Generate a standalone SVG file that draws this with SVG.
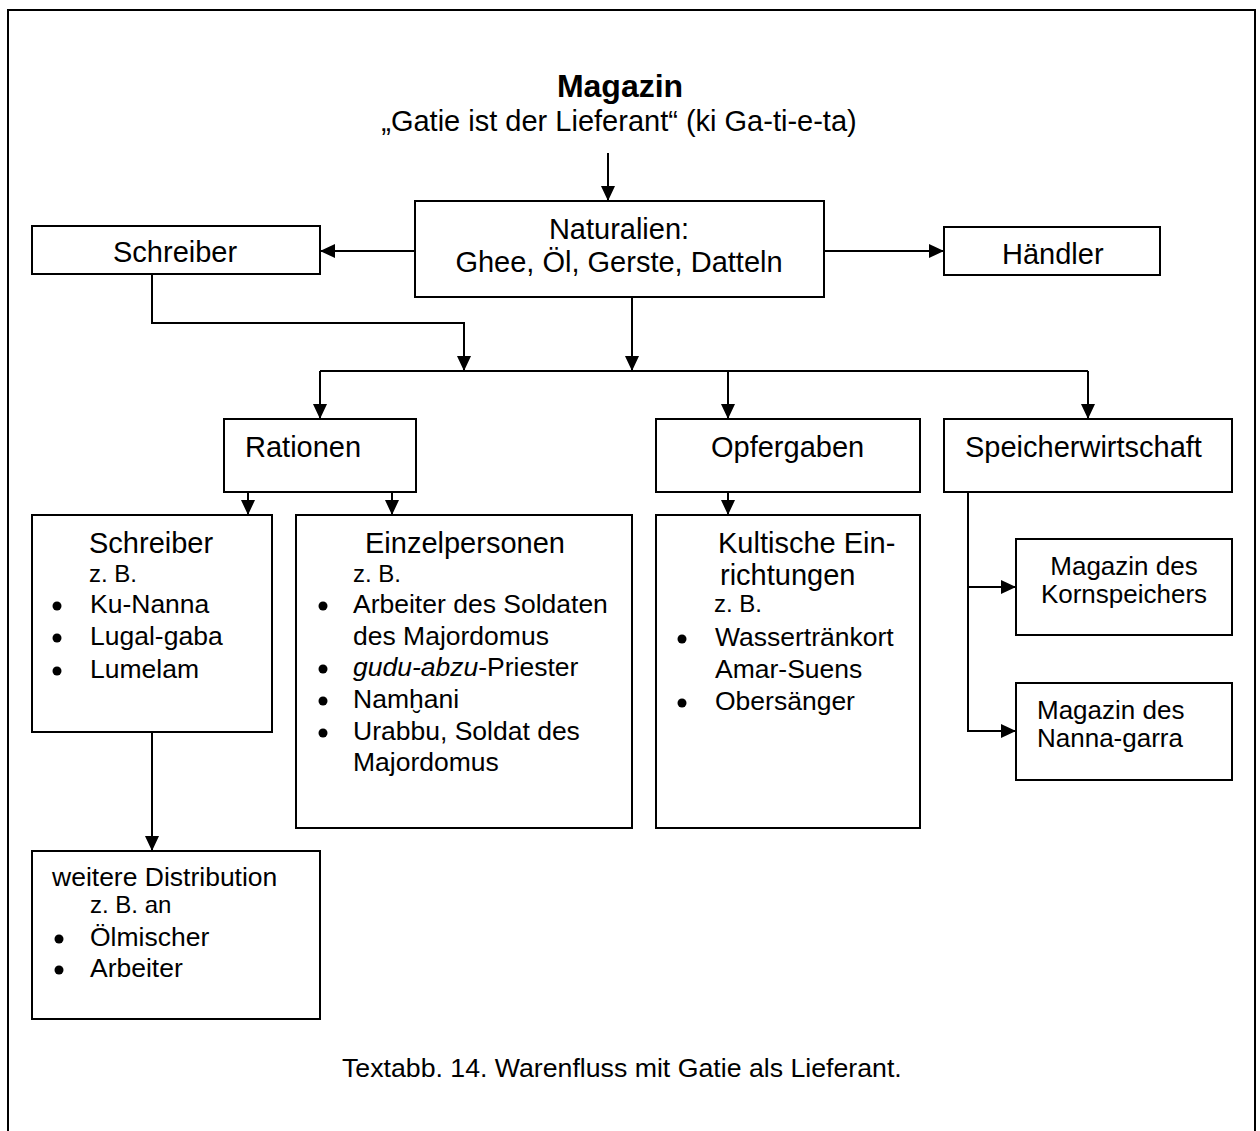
<svg xmlns="http://www.w3.org/2000/svg" width="1260" height="1131" viewBox="0 0 1260 1131">
  <defs>
    <marker id="ah" markerWidth="15" markerHeight="14" refX="15" refY="7" orient="auto" markerUnits="userSpaceOnUse">
      <path d="M0,0 L15,7 L0,14 z" fill="#000"/>
    </marker>
    <style>
      text { font-family: "Liberation Sans", Arial, Helvetica, sans-serif; fill: #000; }
      .t { font-size: 29px; }
      .i { font-size: 26.5px; }
      .s { font-size: 24px; }
      .m { font-size: 26px; }
      .c { text-anchor: middle; }
      .box { fill: #fff; stroke: #000; stroke-width: 2; }
      .ln { fill: none; stroke: #000; stroke-width: 2; }
      .arr { fill: none; stroke: #000; stroke-width: 2; marker-end: url(#ah); }
      .dot { fill: #000; }
    </style>
  </defs>

  <rect width="1260" height="1131" fill="#fff"/>
  <!-- frame, open at the bottom -->
  <path class="ln" d="M8,1131 V10 H1255 V1131"/>

  <!-- heading -->
  <g id="heading">
    <text x="620" y="97" class="c" font-size="32" font-weight="bold">Magazin</text>
    <text x="619" y="131" class="t c">„Gatie ist der Lieferant“ (ki Ga-ti-e-ta)</text>
  </g>

  <!-- connectors -->
  <g id="connectors">
    <path class="arr" d="M608,153 V201"/>
    <path class="arr" d="M415,251 H320"/>
    <path class="arr" d="M824,251 H944"/>
    <path class="arr" d="M152,274 V323 H464 V371"/>
    <path class="arr" d="M632,297 V371"/>
    <path class="ln" d="M320,371 H1088"/>
    <path class="arr" d="M320,371 V419"/>
    <path class="arr" d="M728,371 V419"/>
    <path class="arr" d="M1088,371 V419"/>
    <path class="arr" d="M248,492 V515"/>
    <path class="arr" d="M392,492 V515"/>
    <path class="arr" d="M728,492 V515"/>
    <path class="arr" d="M968,492 V731 H1016"/>
    <path class="arr" d="M968,587 H1016"/>
    <path class="arr" d="M152,732 V851"/>
  </g>

  <g id="naturalien">
    <rect class="box" x="415" y="201" width="409" height="96"/>
    <text x="619" y="239" class="t c">Naturalien:</text>
    <text x="619" y="272" class="t c">Ghee, Öl, Gerste, Datteln</text>
  </g>

  <g id="schreiber-top">
    <rect class="box" x="32" y="226" width="288" height="48"/>
    <text x="113" y="262" class="t">Schreiber</text>
  </g>

  <g id="haendler">
    <rect class="box" x="944" y="227" width="216" height="48"/>
    <text x="1002" y="264" class="t">Händler</text>
  </g>

  <g id="rationen">
    <rect class="box" x="224" y="419" width="192" height="73"/>
    <text x="245" y="457" class="t">Rationen</text>
  </g>

  <g id="opfergaben">
    <rect class="box" x="656" y="419" width="264" height="73"/>
    <text x="711" y="457" class="t">Opfergaben</text>
  </g>

  <g id="speicherwirtschaft">
    <rect class="box" x="944" y="419" width="288" height="73"/>
    <text x="965" y="457" class="t">Speicherwirtschaft</text>
  </g>

  <g id="schreiber-list">
    <rect class="box" x="32" y="515" width="240" height="217"/>
    <text x="89" y="553" class="t">Schreiber</text>
    <text x="89" y="582" class="s">z. B.</text>
    <circle class="dot" cx="57" cy="606" r="4.5"/>
    <text x="90" y="613" class="i">Ku-Nanna</text>
    <circle class="dot" cx="57" cy="638" r="4.5"/>
    <text x="90" y="645" class="i">Lugal-gaba</text>
    <circle class="dot" cx="57" cy="671" r="4.5"/>
    <text x="90" y="678" class="i">Lumelam</text>
  </g>

  <g id="einzelpersonen">
    <rect class="box" x="296" y="515" width="336" height="313"/>
    <text x="365" y="553" class="t">Einzelpersonen</text>
    <text x="353" y="582" class="s">z. B.</text>
    <circle class="dot" cx="323" cy="606" r="4.5"/>
    <text x="353" y="613" class="i">Arbeiter des Soldaten</text>
    <text x="353" y="645" class="i">des Majordomus</text>
    <circle class="dot" cx="323" cy="669" r="4.5"/>
    <text x="353" y="676" class="i"><tspan font-style="italic">gudu-abzu</tspan>-Priester</text>
    <circle class="dot" cx="323" cy="701" r="4.5"/>
    <text x="353" y="708" class="i">Namḫani</text>
    <circle class="dot" cx="323" cy="733" r="4.5"/>
    <text x="353" y="740" class="i">Urabbu, Soldat des</text>
    <text x="353" y="771" class="i">Majordomus</text>
  </g>

  <g id="kultische-einrichtungen">
    <rect class="box" x="656" y="515" width="264" height="313"/>
    <text x="718" y="553" class="t">Kultische Ein-</text>
    <text x="720" y="585" class="t">richtungen</text>
    <text x="714" y="612" class="s">z. B.</text>
    <circle class="dot" cx="682" cy="639" r="4.5"/>
    <text x="715" y="646" class="i">Wassertränkort</text>
    <text x="715" y="678" class="i">Amar-Suens</text>
    <circle class="dot" cx="682" cy="703" r="4.5"/>
    <text x="715" y="710" class="i">Obersänger</text>
  </g>

  <g id="magazin-kornspeicher">
    <rect class="box" x="1016" y="539" width="216" height="96"/>
    <text x="1124" y="575" class="m c">Magazin des</text>
    <text x="1124" y="603" class="m c">Kornspeichers</text>
  </g>

  <g id="magazin-nanna-garra">
    <rect class="box" x="1016" y="683" width="216" height="97"/>
    <text x="1037" y="719" class="m">Magazin des</text>
    <text x="1037" y="747" class="m">Nanna-garra</text>
  </g>

  <g id="weitere-distribution">
    <rect class="box" x="32" y="851" width="288" height="168"/>
    <text x="52" y="886" class="i">weitere Distribution</text>
    <text x="90" y="913" class="s">z. B. an</text>
    <circle class="dot" cx="59" cy="939" r="4.5"/>
    <text x="90" y="946" class="i">Ölmischer</text>
    <circle class="dot" cx="59" cy="970" r="4.5"/>
    <text x="90" y="977" class="i">Arbeiter</text>
  </g>

  <g id="caption">
    <text x="342" y="1077" font-size="26.7">Textabb. 14. Warenfluss mit Gatie als Lieferant.</text>
  </g>
</svg>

---*---

Required work. Leave the images out and output the remaining material exactly as it stands.

Response to this exercise.
Generate a standalone SVG file that draws this with SVG.
<svg xmlns="http://www.w3.org/2000/svg" width="1260" height="1131" viewBox="0 0 1260 1131">
  <defs>
    <marker id="ah" markerWidth="15" markerHeight="14" refX="15" refY="7" orient="auto" markerUnits="userSpaceOnUse">
      <path d="M0,0 L15,7 L0,14 z" fill="#000"/>
    </marker>
    <style>
      text { font-family: "Liberation Sans", Arial, Helvetica, sans-serif; fill: #000; }
      .t { font-size: 29px; }
      .i { font-size: 26.5px; }
      .s { font-size: 24px; }
      .m { font-size: 26px; }
      .c { text-anchor: middle; }
      .box { fill: #fff; stroke: #000; stroke-width: 2; }
      .ln { fill: none; stroke: #000; stroke-width: 2; }
      .arr { fill: none; stroke: #000; stroke-width: 2; marker-end: url(#ah); }
      .dot { fill: #000; }
    </style>
  </defs>

  <rect width="1260" height="1131" fill="#fff"/>
  <!-- frame, open at the bottom -->
  <path class="ln" d="M8,1131 V10 H1255 V1131"/>

  <!-- heading -->
  <g id="heading">
    <text x="620" y="97" class="c" font-size="32" font-weight="bold">Magazin</text>
    <text x="619" y="131" class="t c">„Gatie ist der Lieferant“ (ki Ga-ti-e-ta)</text>
  </g>

  <!-- connectors -->
  <g id="connectors">
    <path class="arr" d="M608,153 V201"/>
    <path class="arr" d="M415,251 H320"/>
    <path class="arr" d="M824,251 H944"/>
    <path class="arr" d="M152,274 V323 H464 V371"/>
    <path class="arr" d="M632,297 V371"/>
    <path class="ln" d="M320,371 H1088"/>
    <path class="arr" d="M320,371 V419"/>
    <path class="arr" d="M728,371 V419"/>
    <path class="arr" d="M1088,371 V419"/>
    <path class="arr" d="M248,492 V515"/>
    <path class="arr" d="M392,492 V515"/>
    <path class="arr" d="M728,492 V515"/>
    <path class="arr" d="M968,492 V731 H1016"/>
    <path class="arr" d="M968,587 H1016"/>
    <path class="arr" d="M152,732 V851"/>
  </g>

  <g id="naturalien">
    <rect class="box" x="415" y="201" width="409" height="96"/>
    <text x="619" y="239" class="t c">Naturalien:</text>
    <text x="619" y="272" class="t c">Ghee, Öl, Gerste, Datteln</text>
  </g>

  <g id="schreiber-top">
    <rect class="box" x="32" y="226" width="288" height="48"/>
    <text x="113" y="262" class="t">Schreiber</text>
  </g>

  <g id="haendler">
    <rect class="box" x="944" y="227" width="216" height="48"/>
    <text x="1002" y="264" class="t">Händler</text>
  </g>

  <g id="rationen">
    <rect class="box" x="224" y="419" width="192" height="73"/>
    <text x="245" y="457" class="t">Rationen</text>
  </g>

  <g id="opfergaben">
    <rect class="box" x="656" y="419" width="264" height="73"/>
    <text x="711" y="457" class="t">Opfergaben</text>
  </g>

  <g id="speicherwirtschaft">
    <rect class="box" x="944" y="419" width="288" height="73"/>
    <text x="965" y="457" class="t">Speicherwirtschaft</text>
  </g>

  <g id="schreiber-list">
    <rect class="box" x="32" y="515" width="240" height="217"/>
    <text x="89" y="553" class="t">Schreiber</text>
    <text x="89" y="582" class="s">z. B.</text>
    <circle class="dot" cx="57" cy="606" r="4.5"/>
    <text x="90" y="613" class="i">Ku-Nanna</text>
    <circle class="dot" cx="57" cy="638" r="4.5"/>
    <text x="90" y="645" class="i">Lugal-gaba</text>
    <circle class="dot" cx="57" cy="671" r="4.5"/>
    <text x="90" y="678" class="i">Lumelam</text>
  </g>

  <g id="einzelpersonen">
    <rect class="box" x="296" y="515" width="336" height="313"/>
    <text x="365" y="553" class="t">Einzelpersonen</text>
    <text x="353" y="582" class="s">z. B.</text>
    <circle class="dot" cx="323" cy="606" r="4.5"/>
    <text x="353" y="613" class="i">Arbeiter des Soldaten</text>
    <text x="353" y="645" class="i">des Majordomus</text>
    <circle class="dot" cx="323" cy="669" r="4.5"/>
    <text x="353" y="676" class="i"><tspan font-style="italic">gudu-abzu</tspan>-Priester</text>
    <circle class="dot" cx="323" cy="701" r="4.5"/>
    <text x="353" y="708" class="i">Namḫani</text>
    <circle class="dot" cx="323" cy="733" r="4.5"/>
    <text x="353" y="740" class="i">Urabbu, Soldat des</text>
    <text x="353" y="771" class="i">Majordomus</text>
  </g>

  <g id="kultische-einrichtungen">
    <rect class="box" x="656" y="515" width="264" height="313"/>
    <text x="718" y="553" class="t">Kultische Ein-</text>
    <text x="720" y="585" class="t">richtungen</text>
    <text x="714" y="612" class="s">z. B.</text>
    <circle class="dot" cx="682" cy="639" r="4.5"/>
    <text x="715" y="646" class="i">Wassertränkort</text>
    <text x="715" y="678" class="i">Amar-Suens</text>
    <circle class="dot" cx="682" cy="703" r="4.5"/>
    <text x="715" y="710" class="i">Obersänger</text>
  </g>

  <g id="magazin-kornspeicher">
    <rect class="box" x="1016" y="539" width="216" height="96"/>
    <text x="1124" y="575" class="m c">Magazin des</text>
    <text x="1124" y="603" class="m c">Kornspeichers</text>
  </g>

  <g id="magazin-nanna-garra">
    <rect class="box" x="1016" y="683" width="216" height="97"/>
    <text x="1037" y="719" class="m">Magazin des</text>
    <text x="1037" y="747" class="m">Nanna-garra</text>
  </g>

  <g id="weitere-distribution">
    <rect class="box" x="32" y="851" width="288" height="168"/>
    <text x="52" y="886" class="i">weitere Distribution</text>
    <text x="90" y="913" class="s">z. B. an</text>
    <circle class="dot" cx="59" cy="939" r="4.5"/>
    <text x="90" y="946" class="i">Ölmischer</text>
    <circle class="dot" cx="59" cy="970" r="4.5"/>
    <text x="90" y="977" class="i">Arbeiter</text>
  </g>

  <g id="caption">
    <text x="342" y="1077" font-size="26.7">Textabb. 14. Warenfluss mit Gatie als Lieferant.</text>
  </g>
</svg>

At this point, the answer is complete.